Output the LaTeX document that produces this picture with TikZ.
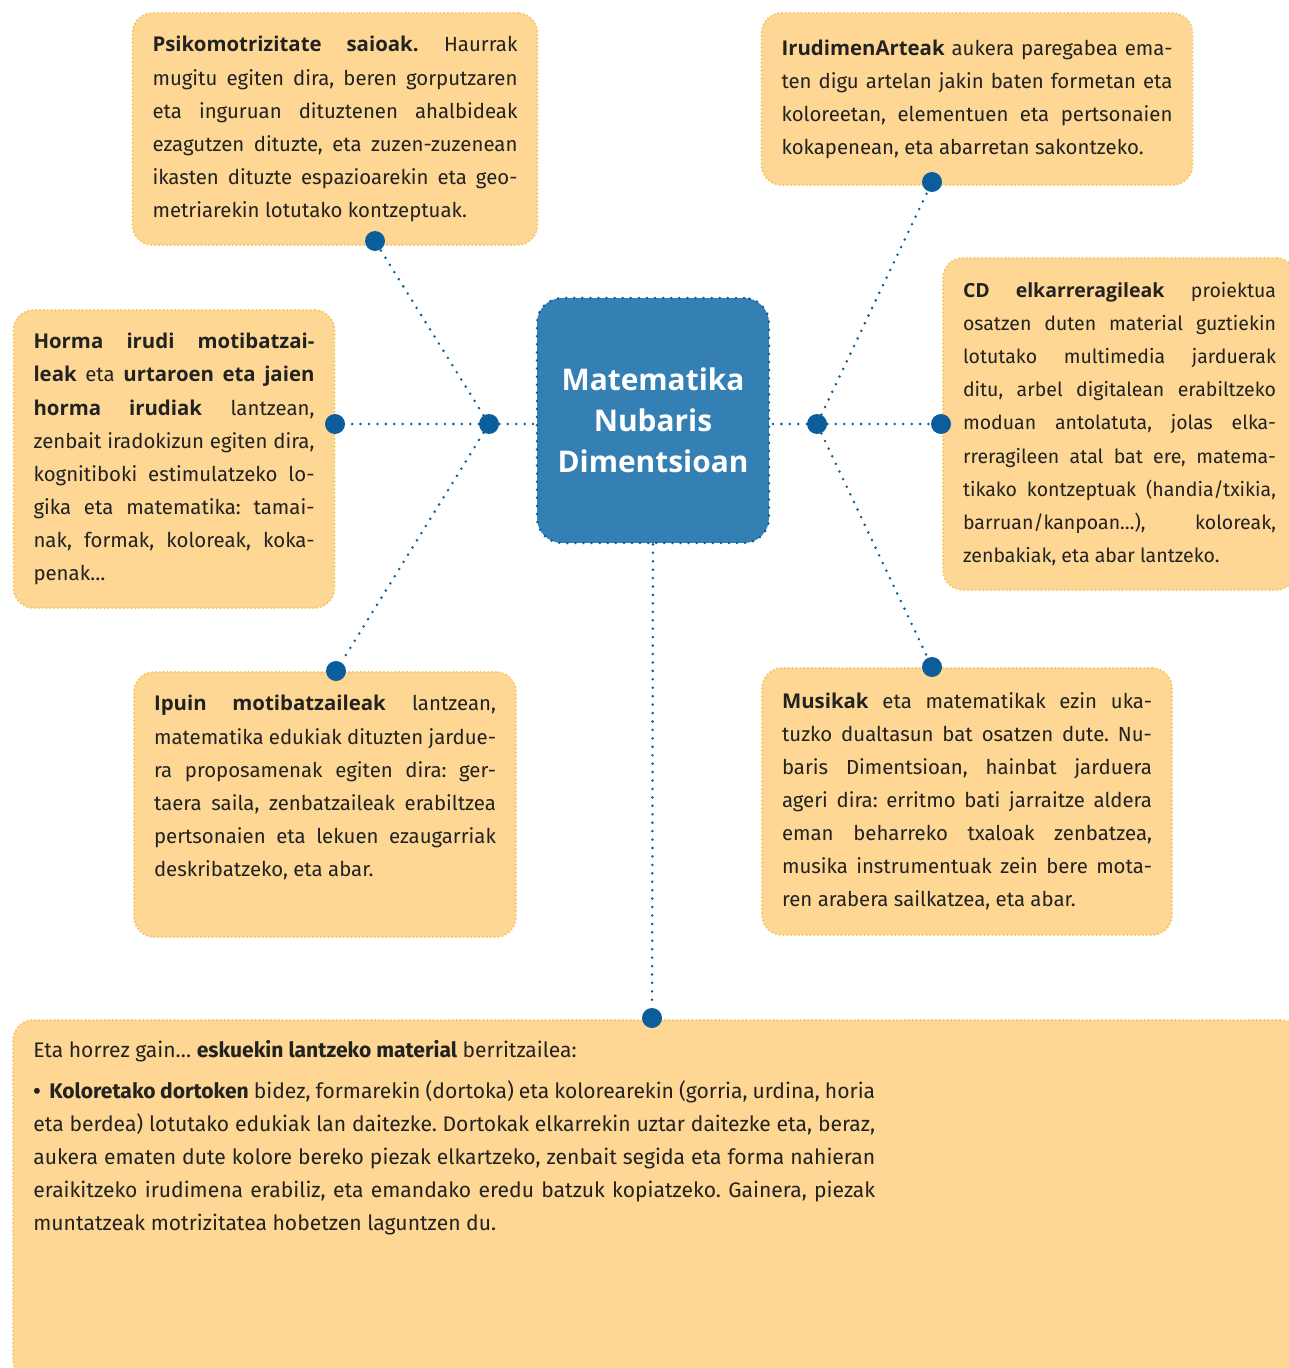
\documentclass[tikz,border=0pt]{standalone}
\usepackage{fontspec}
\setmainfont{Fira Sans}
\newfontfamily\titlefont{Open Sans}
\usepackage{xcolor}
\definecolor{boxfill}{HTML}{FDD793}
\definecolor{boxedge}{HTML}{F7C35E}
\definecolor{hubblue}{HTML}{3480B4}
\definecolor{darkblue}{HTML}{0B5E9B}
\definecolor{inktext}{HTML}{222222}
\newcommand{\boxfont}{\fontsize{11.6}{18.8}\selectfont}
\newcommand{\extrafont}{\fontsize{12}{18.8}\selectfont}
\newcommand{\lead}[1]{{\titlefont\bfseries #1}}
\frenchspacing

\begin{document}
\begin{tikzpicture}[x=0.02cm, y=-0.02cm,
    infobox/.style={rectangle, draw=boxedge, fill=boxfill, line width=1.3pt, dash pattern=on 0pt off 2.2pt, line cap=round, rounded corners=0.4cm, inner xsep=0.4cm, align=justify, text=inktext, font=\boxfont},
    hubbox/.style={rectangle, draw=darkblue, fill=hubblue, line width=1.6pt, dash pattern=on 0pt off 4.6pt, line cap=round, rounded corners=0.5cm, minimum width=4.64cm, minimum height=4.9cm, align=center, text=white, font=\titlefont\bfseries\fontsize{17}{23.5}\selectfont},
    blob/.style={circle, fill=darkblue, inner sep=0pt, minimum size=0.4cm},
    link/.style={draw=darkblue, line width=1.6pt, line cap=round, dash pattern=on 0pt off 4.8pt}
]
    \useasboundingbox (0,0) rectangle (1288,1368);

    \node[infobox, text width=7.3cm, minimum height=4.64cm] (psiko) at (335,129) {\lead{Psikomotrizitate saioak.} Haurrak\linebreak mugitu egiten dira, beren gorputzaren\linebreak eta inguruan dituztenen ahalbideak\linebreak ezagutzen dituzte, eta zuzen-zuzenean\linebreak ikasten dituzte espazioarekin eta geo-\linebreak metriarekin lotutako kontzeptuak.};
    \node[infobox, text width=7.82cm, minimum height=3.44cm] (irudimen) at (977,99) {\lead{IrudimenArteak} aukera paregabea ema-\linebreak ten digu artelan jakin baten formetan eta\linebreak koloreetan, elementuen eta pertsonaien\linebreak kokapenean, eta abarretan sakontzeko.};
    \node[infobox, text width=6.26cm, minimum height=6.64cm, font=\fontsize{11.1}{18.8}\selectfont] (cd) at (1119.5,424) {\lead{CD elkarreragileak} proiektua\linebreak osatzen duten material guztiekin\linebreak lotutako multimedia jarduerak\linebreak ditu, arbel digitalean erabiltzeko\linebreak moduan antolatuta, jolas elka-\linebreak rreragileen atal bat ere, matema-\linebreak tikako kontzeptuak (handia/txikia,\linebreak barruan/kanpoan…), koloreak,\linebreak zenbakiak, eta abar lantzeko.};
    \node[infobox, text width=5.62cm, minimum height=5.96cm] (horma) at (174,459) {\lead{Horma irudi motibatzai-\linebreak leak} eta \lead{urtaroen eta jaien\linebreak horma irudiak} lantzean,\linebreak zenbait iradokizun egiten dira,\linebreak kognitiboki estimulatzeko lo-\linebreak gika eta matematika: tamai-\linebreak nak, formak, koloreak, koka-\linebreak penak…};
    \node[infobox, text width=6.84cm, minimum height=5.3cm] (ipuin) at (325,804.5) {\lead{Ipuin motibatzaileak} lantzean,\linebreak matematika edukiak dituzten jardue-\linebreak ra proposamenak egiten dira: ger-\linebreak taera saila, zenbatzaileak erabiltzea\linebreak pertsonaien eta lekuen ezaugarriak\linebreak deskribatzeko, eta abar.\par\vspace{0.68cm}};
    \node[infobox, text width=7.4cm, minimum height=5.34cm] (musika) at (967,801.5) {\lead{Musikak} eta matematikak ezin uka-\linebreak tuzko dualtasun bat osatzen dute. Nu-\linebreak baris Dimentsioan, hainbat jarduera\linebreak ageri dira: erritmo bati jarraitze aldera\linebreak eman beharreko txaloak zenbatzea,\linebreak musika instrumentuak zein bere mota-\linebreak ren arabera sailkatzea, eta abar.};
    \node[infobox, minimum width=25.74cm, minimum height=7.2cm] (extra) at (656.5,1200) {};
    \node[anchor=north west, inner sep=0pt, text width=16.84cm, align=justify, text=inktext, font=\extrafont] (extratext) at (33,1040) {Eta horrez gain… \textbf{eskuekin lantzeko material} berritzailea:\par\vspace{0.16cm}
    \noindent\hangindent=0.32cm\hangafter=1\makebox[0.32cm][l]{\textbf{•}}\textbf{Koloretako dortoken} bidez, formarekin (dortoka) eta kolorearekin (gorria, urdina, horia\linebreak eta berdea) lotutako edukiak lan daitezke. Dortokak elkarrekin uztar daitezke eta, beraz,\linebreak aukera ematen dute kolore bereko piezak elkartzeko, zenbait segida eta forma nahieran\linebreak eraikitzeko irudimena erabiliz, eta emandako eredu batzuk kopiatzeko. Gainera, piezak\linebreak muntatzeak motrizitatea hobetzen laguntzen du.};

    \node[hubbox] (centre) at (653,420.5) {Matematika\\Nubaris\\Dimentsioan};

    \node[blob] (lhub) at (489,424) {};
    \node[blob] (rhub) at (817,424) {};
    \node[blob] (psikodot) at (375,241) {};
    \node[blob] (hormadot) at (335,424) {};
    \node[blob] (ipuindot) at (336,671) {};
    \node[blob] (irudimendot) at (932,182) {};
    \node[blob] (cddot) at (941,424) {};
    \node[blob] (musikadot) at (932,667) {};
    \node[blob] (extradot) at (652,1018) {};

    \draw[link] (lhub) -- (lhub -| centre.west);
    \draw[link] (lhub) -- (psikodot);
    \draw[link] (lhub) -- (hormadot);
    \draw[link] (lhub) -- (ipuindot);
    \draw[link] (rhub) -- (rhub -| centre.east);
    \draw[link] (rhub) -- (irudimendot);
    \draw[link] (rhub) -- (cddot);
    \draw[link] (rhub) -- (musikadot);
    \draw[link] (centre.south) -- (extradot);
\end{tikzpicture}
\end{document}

YOUR GOAL
Restate the data above exactly, stripping out each image.

TASK ANSWER
Output the LaTeX document that produces this picture with TikZ.
\documentclass[tikz,border=0pt]{standalone}
\usepackage{fontspec}
\setmainfont{Fira Sans}
\newfontfamily\titlefont{Open Sans}
\usepackage{xcolor}
\definecolor{boxfill}{HTML}{FDD793}
\definecolor{boxedge}{HTML}{F7C35E}
\definecolor{hubblue}{HTML}{3480B4}
\definecolor{darkblue}{HTML}{0B5E9B}
\definecolor{inktext}{HTML}{222222}
\newcommand{\boxfont}{\fontsize{11.6}{18.8}\selectfont}
\newcommand{\extrafont}{\fontsize{12}{18.8}\selectfont}
\newcommand{\lead}[1]{{\titlefont\bfseries #1}}
\frenchspacing

\begin{document}
\begin{tikzpicture}[x=0.02cm, y=-0.02cm,
    infobox/.style={rectangle, draw=boxedge, fill=boxfill, line width=1.3pt, dash pattern=on 0pt off 2.2pt, line cap=round, rounded corners=0.4cm, inner xsep=0.4cm, align=justify, text=inktext, font=\boxfont},
    hubbox/.style={rectangle, draw=darkblue, fill=hubblue, line width=1.6pt, dash pattern=on 0pt off 4.6pt, line cap=round, rounded corners=0.5cm, minimum width=4.64cm, minimum height=4.9cm, align=center, text=white, font=\titlefont\bfseries\fontsize{17}{23.5}\selectfont},
    blob/.style={circle, fill=darkblue, inner sep=0pt, minimum size=0.4cm},
    link/.style={draw=darkblue, line width=1.6pt, line cap=round, dash pattern=on 0pt off 4.8pt}
]
    \useasboundingbox (0,0) rectangle (1288,1368);

    \node[infobox, text width=7.3cm, minimum height=4.64cm] (psiko) at (335,129) {\lead{Psikomotrizitate saioak.} Haurrak\linebreak mugitu egiten dira, beren gorputzaren\linebreak eta inguruan dituztenen ahalbideak\linebreak ezagutzen dituzte, eta zuzen-zuzenean\linebreak ikasten dituzte espazioarekin eta geo-\linebreak metriarekin lotutako kontzeptuak.};
    \node[infobox, text width=7.82cm, minimum height=3.44cm] (irudimen) at (977,99) {\lead{IrudimenArteak} aukera paregabea ema-\linebreak ten digu artelan jakin baten formetan eta\linebreak koloreetan, elementuen eta pertsonaien\linebreak kokapenean, eta abarretan sakontzeko.};
    \node[infobox, text width=6.26cm, minimum height=6.64cm, font=\fontsize{11.1}{18.8}\selectfont] (cd) at (1119.5,424) {\lead{CD elkarreragileak} proiektua\linebreak osatzen duten material guztiekin\linebreak lotutako multimedia jarduerak\linebreak ditu, arbel digitalean erabiltzeko\linebreak moduan antolatuta, jolas elka-\linebreak rreragileen atal bat ere, matema-\linebreak tikako kontzeptuak (handia/txikia,\linebreak barruan/kanpoan…), koloreak,\linebreak zenbakiak, eta abar lantzeko.};
    \node[infobox, text width=5.62cm, minimum height=5.96cm] (horma) at (174,459) {\lead{Horma irudi motibatzai-\linebreak leak} eta \lead{urtaroen eta jaien\linebreak horma irudiak} lantzean,\linebreak zenbait iradokizun egiten dira,\linebreak kognitiboki estimulatzeko lo-\linebreak gika eta matematika: tamai-\linebreak nak, formak, koloreak, koka-\linebreak penak…};
    \node[infobox, text width=6.84cm, minimum height=5.3cm] (ipuin) at (325,804.5) {\lead{Ipuin motibatzaileak} lantzean,\linebreak matematika edukiak dituzten jardue-\linebreak ra proposamenak egiten dira: ger-\linebreak taera saila, zenbatzaileak erabiltzea\linebreak pertsonaien eta lekuen ezaugarriak\linebreak deskribatzeko, eta abar.\par\vspace{0.68cm}};
    \node[infobox, text width=7.4cm, minimum height=5.34cm] (musika) at (967,801.5) {\lead{Musikak} eta matematikak ezin uka-\linebreak tuzko dualtasun bat osatzen dute. Nu-\linebreak baris Dimentsioan, hainbat jarduera\linebreak ageri dira: erritmo bati jarraitze aldera\linebreak eman beharreko txaloak zenbatzea,\linebreak musika instrumentuak zein bere mota-\linebreak ren arabera sailkatzea, eta abar.};
    \node[infobox, minimum width=25.74cm, minimum height=7.2cm] (extra) at (656.5,1200) {};
    \node[anchor=north west, inner sep=0pt, text width=16.84cm, align=justify, text=inktext, font=\extrafont] (extratext) at (33,1040) {Eta horrez gain… \textbf{eskuekin lantzeko material} berritzailea:\par\vspace{0.16cm}
    \noindent\hangindent=0.32cm\hangafter=1\makebox[0.32cm][l]{\textbf{•}}\textbf{Koloretako dortoken} bidez, formarekin (dortoka) eta kolorearekin (gorria, urdina, horia\linebreak eta berdea) lotutako edukiak lan daitezke. Dortokak elkarrekin uztar daitezke eta, beraz,\linebreak aukera ematen dute kolore bereko piezak elkartzeko, zenbait segida eta forma nahieran\linebreak eraikitzeko irudimena erabiliz, eta emandako eredu batzuk kopiatzeko. Gainera, piezak\linebreak muntatzeak motrizitatea hobetzen laguntzen du.};

    \node[hubbox] (centre) at (653,420.5) {Matematika\\Nubaris\\Dimentsioan};

    \node[blob] (lhub) at (489,424) {};
    \node[blob] (rhub) at (817,424) {};
    \node[blob] (psikodot) at (375,241) {};
    \node[blob] (hormadot) at (335,424) {};
    \node[blob] (ipuindot) at (336,671) {};
    \node[blob] (irudimendot) at (932,182) {};
    \node[blob] (cddot) at (941,424) {};
    \node[blob] (musikadot) at (932,667) {};
    \node[blob] (extradot) at (652,1018) {};

    \draw[link] (lhub) -- (lhub -| centre.west);
    \draw[link] (lhub) -- (psikodot);
    \draw[link] (lhub) -- (hormadot);
    \draw[link] (lhub) -- (ipuindot);
    \draw[link] (rhub) -- (rhub -| centre.east);
    \draw[link] (rhub) -- (irudimendot);
    \draw[link] (rhub) -- (cddot);
    \draw[link] (rhub) -- (musikadot);
    \draw[link] (centre.south) -- (extradot);
\end{tikzpicture}
\end{document}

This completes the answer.